> **GIVEN TASK**:
Omit all images. Write out the rest of the material exactly.
──────────────────────────────
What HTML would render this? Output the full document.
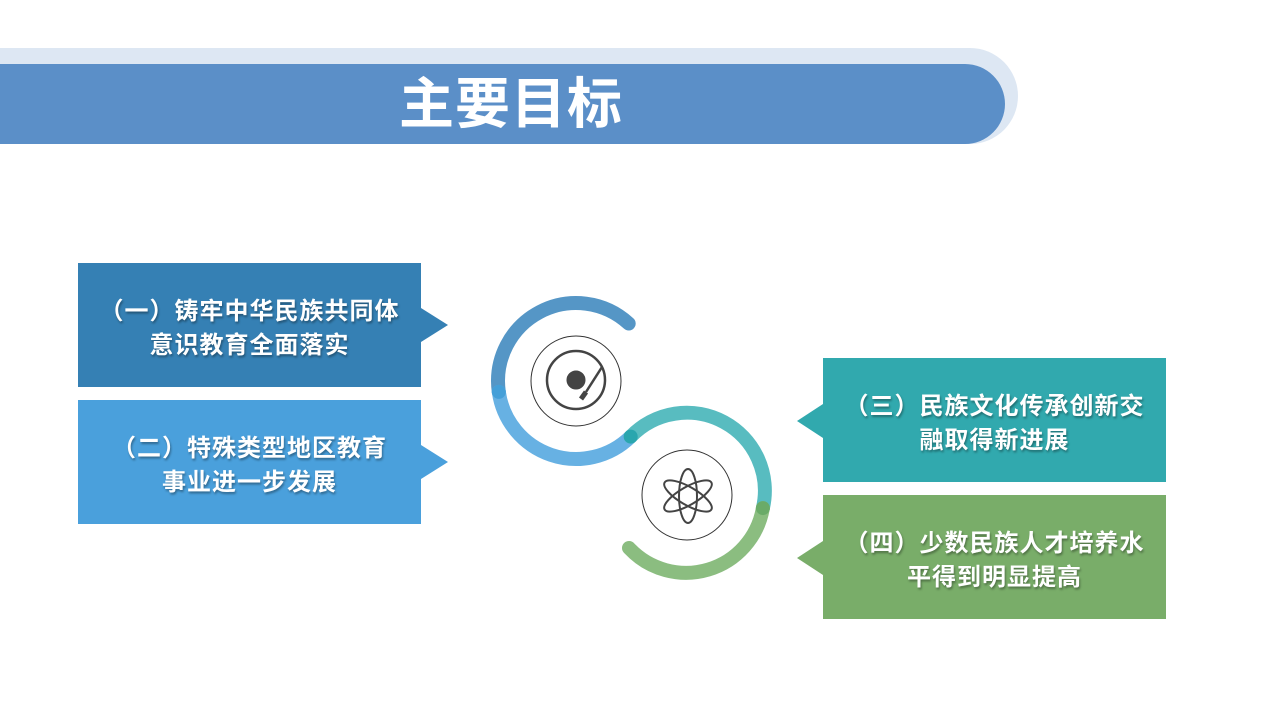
<!DOCTYPE html>
<html><head><meta charset="utf-8"><style>
body{margin:0;width:1280px;height:720px;background:#fff;position:relative;overflow:hidden;font-family:"Liberation Sans","Noto Sans CJK SC",sans-serif}
.band1{position:absolute;left:-40px;top:48px;width:1058px;height:96px;background:#dde7f3;border-radius:0 48px 48px 0}
.band2{position:absolute;left:-40px;top:64px;width:1045px;height:80px;background:#5b8fc8;border-radius:0 40px 40px 0}
.title{position:absolute;left:0;width:1022px;top:72px;text-align:center;color:#fff;font-size:55px;font-weight:bold;line-height:64px;letter-spacing:1px}
.box{position:absolute;width:343px;height:124px;box-sizing:border-box;padding-top:8px;color:#fff;font-weight:bold;font-size:24px;line-height:34px;letter-spacing:1px;display:flex;align-items:center;justify-content:center;text-align:center;text-shadow:1px 2px 2px rgba(0,0,0,.35);white-space:nowrap}
.tr{position:absolute;width:0;height:0;border-top:17px solid transparent;border-bottom:17px solid transparent}
</style></head><body>
<div class="band1"></div><div class="band2"></div>
<div class="title">主要目标</div>

<div class="box" style="left:78px;top:263px;background:#3580b4"><div>（一）铸牢中华民族共同体<br>意识教育全面落实</div></div>
<div class="tr" style="left:421px;top:308px;border-left:27px solid #3580b4"></div>
<div class="box" style="left:78px;top:400px;background:#4aa0dc"><div>（二）特殊类型地区教育<br>事业进一步发展</div></div>
<div class="tr" style="left:421px;top:445px;border-left:27px solid #4aa0dc"></div>
<div class="box" style="left:823px;top:358px;background:#31a9ae"><div>（三）民族文化传承创新交<br>融取得新进展</div></div>
<div class="tr" style="left:797px;top:404px;border-right:26px solid #31a9ae"></div>
<div class="box" style="left:823px;top:495px;background:#79ad69"><div>（四）少数民族人才培养水<br>平得到明显提高</div></div>
<div class="tr" style="left:797px;top:541px;border-right:26px solid #79ad69"></div>

<svg width="1280" height="720" style="position:absolute;left:0;top:0" fill="none">
<g stroke-width="14" stroke-linecap="round">
<path d="M628.7 323.5 A78 78 0 0 0 498.8 391.9" stroke="#5596c6"/>
<path d="M498.8 391.9 A78 78 0 0 0 630.7 436.6" stroke="#67b1e3"/>
<path d="M630.7 436.6 A78 78 0 0 1 762.9 508.1" stroke="#58bcc0"/>
<path d="M762.9 508.1 A78 78 0 0 1 629 548" stroke="#8bbd80"/>
</g>
<circle cx="498.8" cy="391.9" r="7" fill="#449fd8"/>
<circle cx="630.7" cy="436.6" r="7" fill="#2aa6ae"/>
<circle cx="762.9" cy="508.1" r="7" fill="#6aab68"/>
<circle cx="576" cy="381" r="45" stroke="#333" stroke-width="1"/>
<circle cx="687" cy="495" r="45" stroke="#333" stroke-width="1"/>
<g stroke="#444">
<circle cx="576" cy="380" r="29" stroke-width="2.5"/>
<circle cx="576" cy="380" r="9" fill="#444"/>
<path d="M602 367 L586 392" stroke-width="2.5"/>
<path d="M586 392 L581 399" stroke-width="5"/>
</g>
<g stroke="#444" stroke-width="2">
<ellipse cx="688" cy="496" rx="9" ry="27"/>
<ellipse cx="688" cy="496" rx="9" ry="27" transform="rotate(60 688 496)"/>
<ellipse cx="688" cy="496" rx="9" ry="27" transform="rotate(-60 688 496)"/>
</g>
</svg>
</body></html>
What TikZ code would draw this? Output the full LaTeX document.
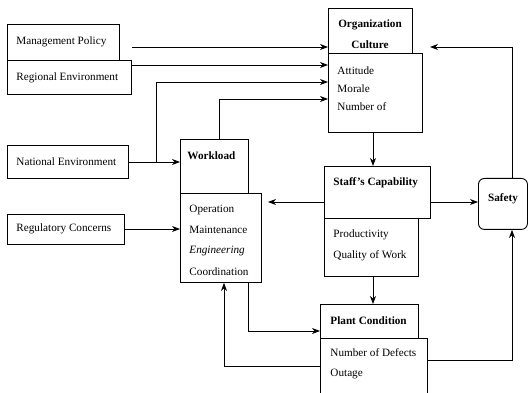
──────────────────────────────
> **THE RESULT**:
What HTML would render this? Output the full document.
<!DOCTYPE html>
<html><head><meta charset="utf-8"><style>
body{margin:0;width:1280px;height:720px;background:#fff;position:relative;overflow:hidden;font-family:"Liberation Sans","Noto Sans CJK SC",sans-serif}
.band1{position:absolute;left:-40px;top:48px;width:1058px;height:96px;background:#dde7f3;border-radius:0 48px 48px 0}
.band2{position:absolute;left:-40px;top:64px;width:1045px;height:80px;background:#5b8fc8;border-radius:0 40px 40px 0}
.title{position:absolute;left:0;width:1022px;top:72px;text-align:center;color:#fff;font-size:55px;font-weight:bold;line-height:64px;letter-spacing:1px}
.box{position:absolute;width:343px;height:124px;box-sizing:border-box;padding-top:8px;color:#fff;font-weight:bold;font-size:24px;line-height:34px;letter-spacing:1px;display:flex;align-items:center;justify-content:center;text-align:center;text-shadow:1px 2px 2px rgba(0,0,0,.35);white-space:nowrap}
.tr{position:absolute;width:0;height:0;border-top:17px solid transparent;border-bottom:17px solid transparent}
</style></head><body>
<div class="band1"></div><div class="band2"></div>
<div class="title">主要目标</div>

<div class="box" style="left:78px;top:263px;background:#3580b4"><div>（一）铸牢中华民族共同体<br>意识教育全面落实</div></div>
<div class="tr" style="left:421px;top:308px;border-left:27px solid #3580b4"></div>
<div class="box" style="left:78px;top:400px;background:#4aa0dc"><div>（二）特殊类型地区教育<br>事业进一步发展</div></div>
<div class="tr" style="left:421px;top:445px;border-left:27px solid #4aa0dc"></div>
<div class="box" style="left:823px;top:358px;background:#31a9ae"><div>（三）民族文化传承创新交<br>融取得新进展</div></div>
<div class="tr" style="left:797px;top:404px;border-right:26px solid #31a9ae"></div>
<div class="box" style="left:823px;top:495px;background:#79ad69"><div>（四）少数民族人才培养水<br>平得到明显提高</div></div>
<div class="tr" style="left:797px;top:541px;border-right:26px solid #79ad69"></div>

<svg width="1280" height="720" style="position:absolute;left:0;top:0" fill="none">
<g stroke-width="14" stroke-linecap="round">
<path d="M628.7 323.5 A78 78 0 0 0 498.8 391.9" stroke="#5596c6"/>
<path d="M498.8 391.9 A78 78 0 0 0 630.7 436.6" stroke="#67b1e3"/>
<path d="M630.7 436.6 A78 78 0 0 1 762.9 508.1" stroke="#58bcc0"/>
<path d="M762.9 508.1 A78 78 0 0 1 629 548" stroke="#8bbd80"/>
</g>
<circle cx="498.8" cy="391.9" r="7" fill="#449fd8"/>
<circle cx="630.7" cy="436.6" r="7" fill="#2aa6ae"/>
<circle cx="762.9" cy="508.1" r="7" fill="#6aab68"/>
<circle cx="576" cy="381" r="45" stroke="#333" stroke-width="1"/>
<circle cx="687" cy="495" r="45" stroke="#333" stroke-width="1"/>
<g stroke="#444">
<circle cx="576" cy="380" r="29" stroke-width="2.5"/>
<circle cx="576" cy="380" r="9" fill="#444"/>
<path d="M602 367 L586 392" stroke-width="2.5"/>
<path d="M586 392 L581 399" stroke-width="5"/>
</g>
<g stroke="#444" stroke-width="2">
<ellipse cx="688" cy="496" rx="9" ry="27"/>
<ellipse cx="688" cy="496" rx="9" ry="27" transform="rotate(60 688 496)"/>
<ellipse cx="688" cy="496" rx="9" ry="27" transform="rotate(-60 688 496)"/>
</g>
</svg>
</body></html>
What TikZ code would draw this? Output the full LaTeX document.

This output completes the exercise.